Damages, as limited by remittitur, were appropriate.

State interference with advantageous relations tort claim must refer to actual relations, and where there is a simultaneous claim against interference with contractual relations, the interference cannot be double-counted.

In the interests of justice, inadequately developed arguments against the issuance of a permanent injunction against speech can be raised sua sponte by the court.

Injunction against future speech was overbroad, did not recite other potential remedies, and did not sufficiently consider the context of future speech -- vacated.

Concur/Dissent: Argument against injunction was waived; the future interest is speculative; a simple vacatur based on insufficient proof in the record for necessity of the injunction would have sufficed.

http://media.ca1.uscourts.gov/pdf.opinions/16-2347P-01A.pdf

First Circuit: Tang v. Citizens Bank

Counsel's response of "okay, fair enough" after overrule of objection withdrew the objection, and there was sufficient evidence to establish that the jury might reasonably have rejected the "quid pro quo" theory of harassment.

http://media.ca1.uscourts.gov/pdf.opinions/17-1365U-01A.pdf

First Circuit: Acosta v. Local Union 26, Unite Here

Since an earlier draft of the bill provided the right to inspect and copy other agreements negotiated by the union, a statute giving members the right to inspect other agreements does not compel the union to permit note-taking while inspecting the agreements.

http://media.ca1.uscourts.gov/pdf.opinions/17-1666P-01A.pdf

First Circuit: Hajdusek v. US

Although made at the operational level, the Marine training program instructor's decision to work a recruit to the point of permanent physical injury was a discretionary balancing of policy goals, and therefore not within the waiver of sovereign immunity in the Act.

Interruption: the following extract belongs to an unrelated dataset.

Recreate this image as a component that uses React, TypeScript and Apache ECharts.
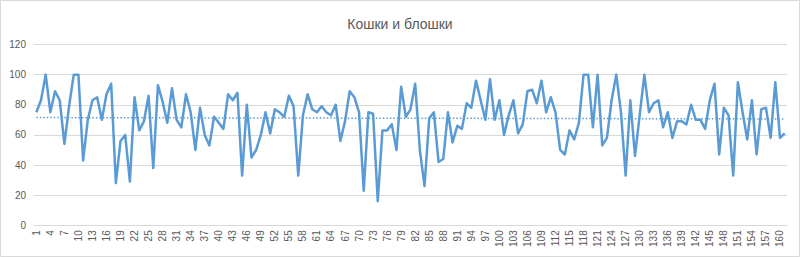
import React, { useEffect, useRef } from "react";
import * as echarts from "echarts";

const titleText = "Кошки и блошки";

const values: number[] = [
  75, 83, 100, 75, 89, 83, 54, 79, 100, 100,
  43, 70, 83, 85, 70, 87, 94, 28, 56, 60,
  29, 85, 63, 69, 86, 38, 93, 82, 68, 91,
  70, 65, 87, 75, 50, 78, 60, 53, 72, 68,
  64, 87, 83, 88, 33, 80, 45, 50, 60, 75,
  61, 77, 75, 72, 86, 79, 33, 73, 87, 77,
  75, 79, 75, 73, 80, 56, 69, 89, 85, 75,
  23, 75, 74, 16, 63, 63, 67, 50, 92, 72,
  77, 94, 50, 26, 71, 75, 42, 44, 75, 55,
  66, 64, 81, 78, 96, 83, 70, 97, 70, 83,
  60, 73, 83, 61, 67, 89, 90, 81, 96, 75,
  85, 75, 50, 47, 63, 57, 68, 100, 100, 65,
  100, 53, 58, 83, 100, 75, 33, 83, 46, 73,
  100, 75, 81, 83, 65, 75, 58, 69, 69, 67,
  80, 70, 70, 64, 83, 94, 47, 78, 73, 33,
  95, 75, 57, 83, 47, 77, 78, 58, 95, 58,
  61,
];

const categories: string[] = values.map((_, i) => String(i + 1));

// linear trendline end values (start, end)
const trendValues: number[] = [71.5, 70.6];

const yTicks = { min: 0, max: 120, interval: 20 };

export default function App() {
  const ref = useRef<HTMLDivElement>(null);

  useEffect(() => {
    if (!ref.current) return;
    const chart = echarts.init(ref.current, undefined, { renderer: "svg" });
    const textColor = "#595959";
    const gridColor = "#D9D9D9";
    const lineColor = "#5B9BD5";
    chart.setOption({
      animation: false,
      backgroundColor: "#FFFFFF",
      title: {
        text: titleText,
        left: "center",
        top: 12,
        textStyle: {
          fontFamily: "'Liberation Sans Narrow', 'Liberation Sans', sans-serif",
          fontSize: 14,
          fontWeight: "normal",
          color: textColor,
        },
      },
      graphic: [
        {
          type: "rect",
          shape: { x: 0.5, y: 0.5, width: 799, height: 256 },
          style: { fill: "none", stroke: gridColor, lineWidth: 1 },
          silent: true,
        },
      ],
      grid: { left: 34, right: 13, top: 44.5, bottom: 31.7, containLabel: false },
      xAxis: {
        type: "category",
        data: categories,
        boundaryGap: true,
        axisTick: { show: false },
        axisLine: { show: true, lineStyle: { color: gridColor, width: 1 } },
        axisLabel: {
          interval: 2,
          rotate: 90,
          margin: 5,
          fontSize: 10,
          fontFamily: "'Liberation Sans', sans-serif",
          color: textColor,
        },
        splitLine: { show: false },
      },
      yAxis: {
        type: "value",
        min: yTicks.min,
        max: yTicks.max,
        interval: yTicks.interval,
        axisLine: { show: false },
        axisTick: { show: false },
        axisLabel: {
          margin: 8,
          fontSize: 10,
          fontFamily: "'Liberation Sans', sans-serif",
          color: textColor,
        },
        splitLine: { lineStyle: { color: gridColor, width: 1 } },
      },
      series: [
        {
          type: "line",
          data: values,
          symbol: "none",
          smooth: false,
          lineStyle: { color: lineColor, width: 2.5, join: "round" },
          itemStyle: { color: lineColor },
          markLine: {
            silent: true,
            symbol: ["none", "none"],
            label: { show: false },
            lineStyle: { color: lineColor, type: [1.5, 2], width: 1.5 },
            data: [
              [
                { coord: [categories[0], trendValues[0]] },
                { coord: [categories[categories.length - 1], trendValues[1]] },
              ],
            ],
          },
        },
      ],
    });
    return () => chart.dispose();
  }, []);

  return (
    <div
      ref={ref}
      style={{ position: "absolute", left: 0, top: 0, width: 800, height: 257 }}
    />
  );
}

http://media.ca1.uscourts.gov/pdf.opinions/17-2137P-01A.pdf

Federal Circuit: Polara Engineering v. Campbell Corp.

The pedestrian signals were in beta, the jury was instructed correctly, the infringement was sufficiently willful, but remand for damage in light of the beta trials issue.

Reminder: Of the many things that we strikingly don't know, Patent is among the most striking.

http://www.cafc.uscourts.gov/sites/default/files/opinions-orders/17-1974.Opinion.7-10-2018.pdf

DC Circuit: Alan Philipp v. Federal Republic of Germany

Intrastate expropriation of art rises to the level of genocidal act where the taking is in furtherance of a plan to deny a people sufficient resources to survive as a people, including wealth and articles of commerce; under the FSIA, the obligation to prove the contrary is with the state.

Insufficient nexus for the state defendant.

There is no statutory exhaustion requirement for expropriation in the FSIA; questions of international comity are best addressed by Congress.

As there is no direct conflict between the aims of state tort actions and the FSIA, the former are not preempted.



 

DC Circuit: Delaware Riverkeeper Network v. FERC

Implied right of action for riparian denizens under the statute to challenge power plant construction.

Clean air, water and environment is not property or liberty for which due process of law would be required before deprivation.

Funding structure of the commission does not, on its face, violate the constitution; review and tolling procedures are within the statute.

https://www.cadc.uscourts.gov/internet/opinions.nsf/2FEE744A69F0676F852582C600521EA8/$file/17-5084-1739812.pdf


DC Circuit: Secretary of Labor v. Consolidation Coal Company

ALJ impermissibly incorporated likelihood-of-injury consideration, including many extrinsic factors, in deciding whether it was a sufficiently bad thing that the mine roof fell in.

DC Circuit: Delaware Department of Natural Resources v. EPA

State's comments in notice and comment period were not specifically contrary to its positions in the present litigation; it therefore has standing to raise the challenge.

Plain meaning of the statute presents insufficient ambiguity to permit a challenge arising from context.

Evidence of a state's extrinsic noncompliance is insufficient basis to hold that the agency's decision that the state's lack of enforcement actions indicated compliance with the plan was arbitrary or capricious.

As the act is an exercise in cooperative federalism, agency was within rights in accepting state's assertion of compliance.